Repeat only what lies from the line with "Give me the" to the line with "var surfaceSystems = [2, 5, 8, 7, 4, 4, 7];", those two lines included, exactly as it stands; omit any images.

[Saved data entries]
┄┄┄┄┄┄┄┄┄┄┄┄┄┄┄┄┄┄┄┄

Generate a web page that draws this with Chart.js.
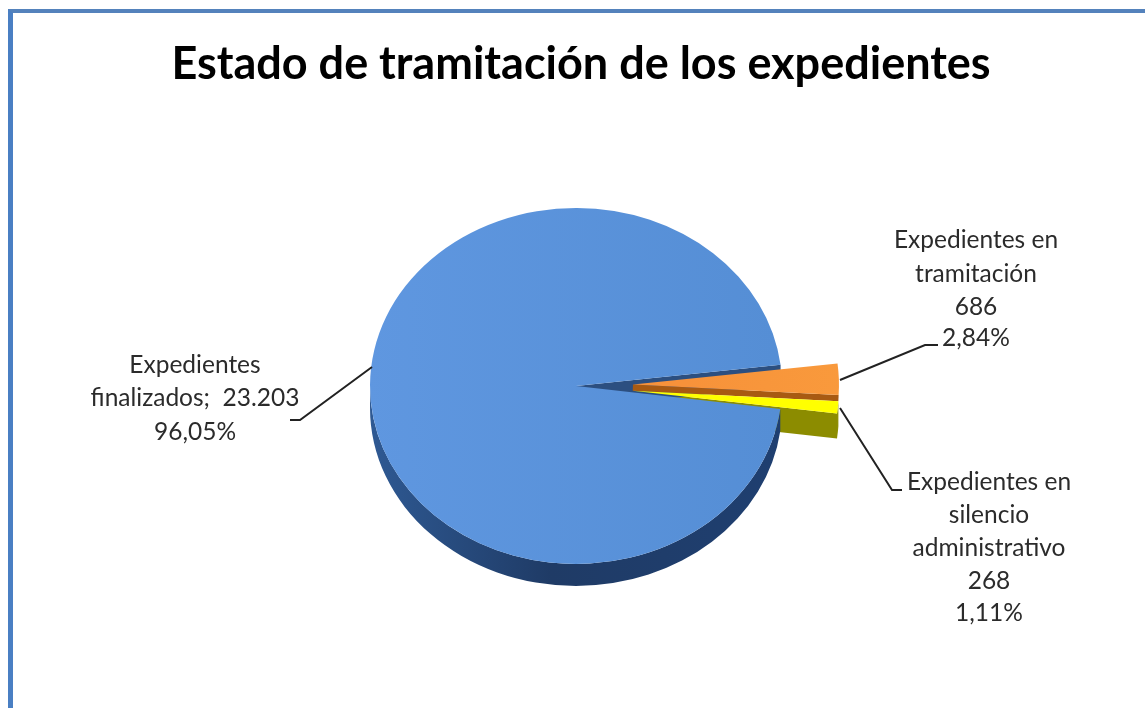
<!DOCTYPE html>
<html lang="es">
<head>
  <meta charset="UTF-8">
  <title>Estado de tramitación de los expedientes</title>
  <script src="https://cdn.jsdelivr.net/npm/chart.js"></script>
  <style>
    html, body {
      margin: 0;
      background: #fff;
      overflow: hidden;
    }
    #frame {
      position: absolute;
      left: 8px;
      top: 9px;
      width: 1137px;
      height: 699px;
      box-sizing: border-box;
      border-top: 4px solid #5482BC;
      border-left: 5px solid #4A7FC3;
    }
    #chart {
      position: absolute;
      left: 0;
      top: 0;
      filter: blur(0.5px);
    }
  </style>
</head>
<body>
  <div id="frame"></div>
  <canvas id="chart" width="1145" height="708"></canvas>

  <script>
    const chartTitle = 'Estado de tramitación de los expedientes';
    const categories = ['Expedientes finalizados', 'Expedientes en tramitación', 'Expedientes en silencio administrativo'];
    const values = [23203, 686, 268];
    const explode = [0, 57, 57];

    const labelLines = [
      ['Expedientes', 'finalizados;  23.203', '96,05%'],
      ['Expedientes en', 'tramitación', '686', '2,84%'],
      ['Expedientes en', 'silencio', 'administrativo', '268', '1,11%']
    ];

    // where the 3d pie sits on the page, the library only knows a flat circle
    const center = { x: 576, y: 386 };
    const squash = 178 / 206;
    const depth = 22;
    const yellowDepth = 25;

    const ctx = document.getElementById('chart').getContext('2d');

    const blueFill = ctx.createLinearGradient(370, 0, 782, 0);
    blueFill.addColorStop(0, '#5F97E0');
    blueFill.addColorStop(1, '#558ED5');

    const rimFill = ctx.createLinearGradient(370, 0, 782, 0);
    rimFill.addColorStop(0, '#2F5A94');
    rimFill.addColorStop(0.45, '#1F3B66');
    rimFill.addColorStop(1, '#1F3F70');

    const orangeFill = ctx.createLinearGradient(633, 0, 838, 0);
    orangeFill.addColorStop(0, '#F7923A');
    orangeFill.addColorStop(0.8, '#F99A3C');
    orangeFill.addColorStop(1, '#E9A066');

    // pie that is squashed into an ellipse and gets side walls
    class Pie3dController extends Chart.PieController {
      shift(arc, i) {
        const mid = (arc.startAngle + arc.endAngle) / 2;
        return { x: Math.cos(mid) * explode[i], y: Math.sin(mid) * explode[i] };
      }

      corner(arc, i, angle) {
        const s = this.shift(arc, i);
        return {
          x: arc.x + s.x + Math.cos(angle) * arc.outerRadius,
          y: arc.y + s.y + Math.sin(angle) * arc.outerRadius
        };
      }

      draw() {
        const g = this.chart.ctx;
        const arcs = this.getMeta().data;
        const [blue, orange, yellow] = arcs;
        const d = depth / squash;
        const dy = yellowDepth / squash;

        g.save();
        g.translate(center.x, center.y);
        g.scale(1, squash);
        g.translate(-blue.x, -blue.y);

        // yellow side, the blue face covers the part that runs under it
        const ys = this.shift(yellow, 2);
        g.fillStyle = '#8C8C00';
        g.beginPath();
        g.moveTo(yellow.x + ys.x, yellow.y + ys.y);
        const yc = this.corner(yellow, 2, yellow.endAngle);
        g.lineTo(yc.x, yc.y);
        g.lineTo(yc.x, yc.y + dy);
        g.lineTo(yellow.x + ys.x, yellow.y + ys.y + dy);
        g.closePath();
        g.fill();
        g.beginPath();
        g.arc(yellow.x + ys.x, yellow.y + ys.y, yellow.outerRadius, yellow.startAngle, yellow.endAngle);
        g.arc(yellow.x + ys.x, yellow.y + ys.y + dy, yellow.outerRadius, yellow.endAngle, yellow.startAngle, true);
        g.closePath();
        g.fill();

        // blue rim along the front
        const a0 = blue.startAngle;
        g.fillStyle = rimFill;
        g.beginPath();
        g.arc(blue.x, blue.y, blue.outerRadius, a0, Math.PI);
        g.arc(blue.x, blue.y + d, blue.outerRadius, Math.PI, a0, true);
        g.closePath();
        g.fill();

        // inside wall of the notch left by the two slices
        const bc = this.corner(blue, 0, blue.endAngle);
        g.fillStyle = '#2C4F80';
        g.beginPath();
        g.moveTo(blue.x, blue.y);
        g.lineTo(bc.x, bc.y);
        g.lineTo(bc.x, bc.y + d);
        g.lineTo(blue.x, blue.y + d);
        g.closePath();
        g.fill();

        blue.draw(g);

        // sliver of the orange side between the two slices
        const os = this.shift(orange, 1);
        const oc = this.corner(orange, 1, orange.endAngle);
        const yt = this.corner(yellow, 2, yellow.startAngle);
        g.fillStyle = '#A85A12';
        g.beginPath();
        g.moveTo(orange.x + os.x, orange.y + os.y);
        g.lineTo(oc.x, oc.y);
        g.lineTo(yt.x, yt.y);
        g.lineTo(yellow.x + ys.x, yellow.y + ys.y);
        g.closePath();
        g.fill();

        [orange, yellow].forEach((arc) => {
          const i = arcs.indexOf(arc);
          const s = this.shift(arc, i);
          g.save();
          g.translate(s.x, s.y);
          arc.draw(g);
          g.restore();
        });

        g.restore();
      }
    }
    Pie3dController.id = 'pie3d';
    Chart.register(Pie3dController);

    const labelsPlugin = {
      id: 'leaderLabels',
      afterDraw(chart) {
        const g = chart.ctx;
        g.save();
        g.strokeStyle = '#222';
        g.lineWidth = 2;
        [
          [[372, 367], [300, 420], [290, 420]],
          [[840, 380], [925, 345], [938, 345]],
          [[840, 408], [892, 490], [902, 490]]
        ].forEach((line) => {
          g.beginPath();
          line.forEach((p, i) => (i ? g.lineTo(p[0], p[1]) : g.moveTo(p[0], p[1])));
          g.stroke();
        });

        g.fillStyle = '#2b2b2b';
        g.font = '24.5px Lato';
        g.textAlign = 'center';
        g.textBaseline = 'middle';
        const spots = [
          { x: 195, ys: [365, 398, 432] },
          { x: 976, ys: [240, 274, 307, 338] },
          { x: 989, ys: [482, 515, 548, 581, 613] }
        ];
        labelLines.forEach((lines, i) => {
          lines.forEach((text, j) => g.fillText(text, spots[i].x, spots[i].ys[j]));
        });
        g.restore();
      }
    };

    new Chart(ctx, {
      type: 'pie3d',
      data: {
        labels: categories,
        datasets: [{
          data: values,
          backgroundColor: [blueFill, orangeFill, '#FFFF00'],
          borderWidth: 0,
          clip: false
        }]
      },
      options: {
        responsive: false,
        animation: false,
        radius: 206,
        rotation: 97.4,
        layout: { padding: { left: 17 } },
        plugins: {
          legend: { display: false },
          tooltip: { enabled: false },
          title: {
            display: true,
            text: chartTitle,
            color: '#000',
            font: { family: 'Lato', size: 45, weight: 'bold' },
            padding: { top: 37, bottom: 0 }
          }
        }
      },
      plugins: [labelsPlugin]
    });
  </script>
</body>
</html>
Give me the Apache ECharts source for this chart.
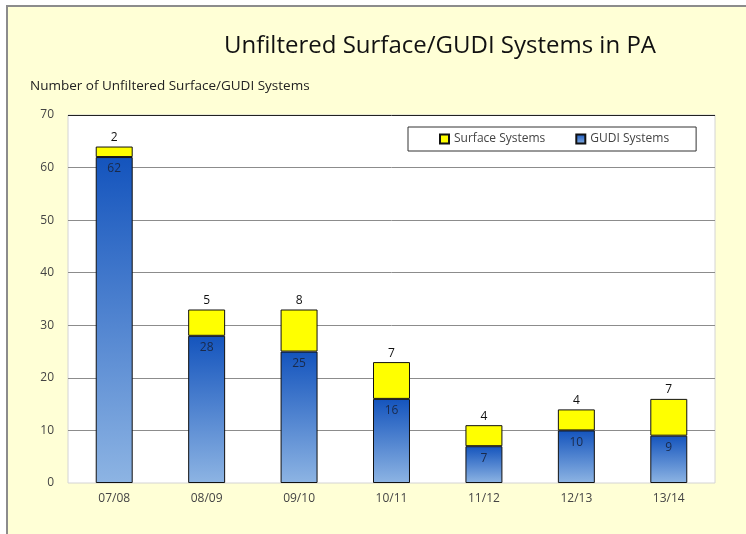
<!DOCTYPE html>
<html>
<head>
<meta charset="utf-8">
<script src="https://cdn.jsdelivr.net/npm/echarts@6/dist/echarts.min.js"></script>
<style>
    body { margin: 0; background: #fff; }
    #wrap { position: relative; width: 746px; height: 534px; }
    #frame {
        position: absolute; left: 6px; top: 5px; right: 0; bottom: 0;
        border-left: 2px solid #8c8c8c; border-top: 2px solid #8c8c8c;
        background: #FFFFD6;
    }
    #chart { position: absolute; left: 0; top: 0; width: 746px; height: 534px; }
</style>
</head>
<body>
<div id="wrap">
    <div id="frame"></div>
    <div id="chart"></div>
</div>
<script>
// 年度
var seasons = ["07/08", "08/09", "09/10", "10/11", "11/12", "12/13", "13/14"];
// GUDI systems
var gudiSystems = [62, 28, 25, 16, 7, 10, 9];
// surface systems
var surfaceSystems = [2, 5, 8, 7, 4, 4, 7];

var myChart = echarts.init(document.getElementById('chart'));
var option = {
    backgroundColor: 'transparent',
    textStyle: { fontFamily: 'Open Sans' },
    title: {
        text: 'Unfiltered Surface/GUDI Systems in PA',
        left: 435,
        textAlign: 'center',
        top: 29,
        textStyle: { fontSize: 24, fontWeight: 'normal', color: '#111', fontFamily: 'Open Sans' }
    },
    graphic: [{
        type: 'text',
        left: 30,
        top: 79,
        style: { text: 'Number of Unfiltered Surface/GUDI Systems', fontSize: 13.5, fill: '#222', fontFamily: 'Open Sans' }
    }],
    legend: {
        data: ['Surface Systems', 'GUDI Systems'],
        left: 408,
        top: 127,
        width: 286,
        backgroundColor: '#fff',
        borderColor: '#333',
        borderWidth: 1,
        padding: [6, 27, 6, 31],
        itemGap: 30,
        itemWidth: 9,
        itemHeight: 9,
        icon: 'rect',
        textStyle: { fontSize: 12, color: '#444' }
    },
    grid: {
        left: 68, right: 31, top: 115, bottom: 51,
        show: true,
        backgroundColor: '#fff',
        borderColor: '#d4d4d4',
        borderWidth: 1
    },
    xAxis: {
        type: 'category',
        data: seasons,
        axisTick: { show: false },
        axisLine: { show: false },
        axisLabel: { color: '#444', fontSize: 12, margin: 10 }
    },
    yAxis: {
        type: 'value',
        min: 0,
        max: 70,
        interval: 10,
        axisLine: { show: false },
        axisTick: { show: false },
        axisLabel: { color: '#444', fontSize: 12, margin: 14 },
        splitLine: {
            lineStyle: {
                color: ['rgba(0,0,0,0)', '#8c8c8c', '#8c8c8c', '#8c8c8c', '#8c8c8c', '#8c8c8c', '#8c8c8c', '#222'],
                width: 1
            }
        }
    },
    series: [{
        name: 'GUDI Systems',
        type: 'bar',
        stack: 'total',
        data: gudiSystems,
        barWidth: '40%',
        itemStyle: {
            borderColor: '#111',
            borderWidth: 1,
            color: {
                type: 'linear', x: 0, y: 0, x2: 0, y2: 1,
                colorStops: [
                    { offset: 0, color: '#1454BD' },
                    { offset: 1, color: '#8DB4E3' }
                ]
            }
        },
        label: {
            show: true,
            position: 'insideTop',
            distance: 6,
            color: '#1a2a4a',
            fontSize: 12
        }
    }, {
        name: 'Surface Systems',
        type: 'bar',
        stack: 'total',
        data: surfaceSystems,
        barWidth: '40%',
        itemStyle: {
            color: '#FFFF00',
            borderColor: '#111',
            borderWidth: 1
        },
        label: {
            show: true,
            position: 'top',
            distance: 3,
            color: '#111',
            fontSize: 12
        }
    }]
};
myChart.setOption(option);
</script>
</body>
</html>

┄┄┄┄┄┄┄┄┄┄┄┄┄┄┄┄┄┄┄┄

### Problem solution
Give me the Apache ECharts source for this chart.
<!DOCTYPE html>
<html>
<head>
<meta charset="utf-8">
<script src="https://cdn.jsdelivr.net/npm/echarts@6/dist/echarts.min.js"></script>
<style>
    body { margin: 0; background: #fff; }
    #wrap { position: relative; width: 746px; height: 534px; }
    #frame {
        position: absolute; left: 6px; top: 5px; right: 0; bottom: 0;
        border-left: 2px solid #8c8c8c; border-top: 2px solid #8c8c8c;
        background: #FFFFD6;
    }
    #chart { position: absolute; left: 0; top: 0; width: 746px; height: 534px; }
</style>
</head>
<body>
<div id="wrap">
    <div id="frame"></div>
    <div id="chart"></div>
</div>
<script>
// 年度
var seasons = ["07/08", "08/09", "09/10", "10/11", "11/12", "12/13", "13/14"];
// GUDI systems
var gudiSystems = [62, 28, 25, 16, 7, 10, 9];
// surface systems
var surfaceSystems = [2, 5, 8, 7, 4, 4, 7];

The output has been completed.